Agung mengatakan keunggulan dari mesin tersebut tanpa pembakaran yang bisa menimbulkan polusi seperti yang digunakan di beberapa tempat. Cara kerjanya cukup sederhana, yakni sampah-sampah plastik dimasukkan dalam mesin pencacah hingga hancur. Setelah sampah hancur kemudian dimasukkan dalam mixer atau mesin pemanas dengan tenaga listrik, lalu dicampur dengan pasir.

Setelah residu plastik dicampur pasir kemudian dimasukkan dalam pencetak paving blok, “Alat pencetaknya sesuai apa yang mau diinginkan kebetulan alat cetaknya yang ada baru untuk paving blok sama separator jalan,” katanya.

Perbandingan saat mencampur dengan sistem pemanasan hanya 70% pasir dan 30% plastik. Untuk pasir tidak ada jenis khusus. Pihaknya sudah mencoba berbagai macam pasir mulai dari pasir laut, pasir kali Progo, pasir Merapi, bahkan sudah mencoba pasir dari berbagai daerah. Yang penting pasirnya tidak mengandung debu.

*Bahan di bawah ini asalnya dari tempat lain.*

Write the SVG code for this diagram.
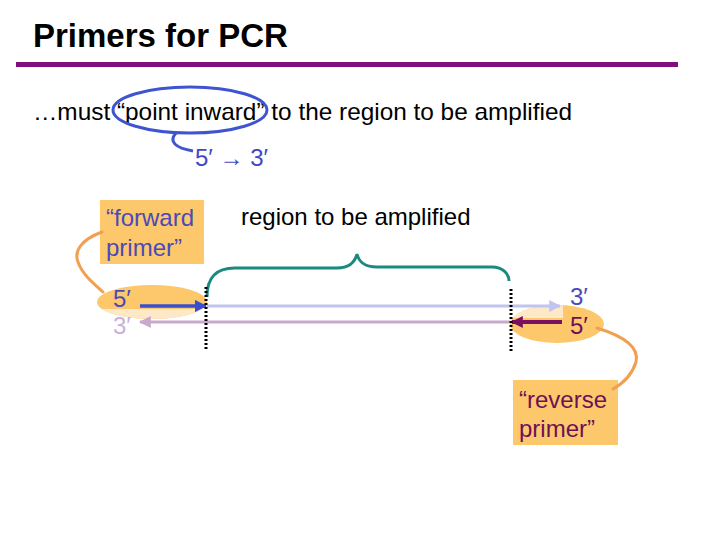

Proses produksinya juga tidak memebutuhkan waktu lama. Dari pencacahan palstik, penggabungan residu plastik dengan pasir hingga pencetakan hanya membutuhkan waktu sekitar 5-10 menit, bahan bangunan bisa langsung digunakan. “Beda dengan produksi paving blok atau sejenisnya yang terbuat dari semen bisa butuh waktu 2-3 pekan baru bisa digunakan,” ungkapnya.

Menurutnya palstik memiliki daya rekat yang cukup kuat dan tahan banting dibandingkan semen. Harianjogja.com menyaksikan sendiri bahan bangunan yang terbuat dari sampah plastik dan pasir tersebut sempat dibanting-banting beberapa kali ke tembok dan batu dan hasilnya tidak pecah.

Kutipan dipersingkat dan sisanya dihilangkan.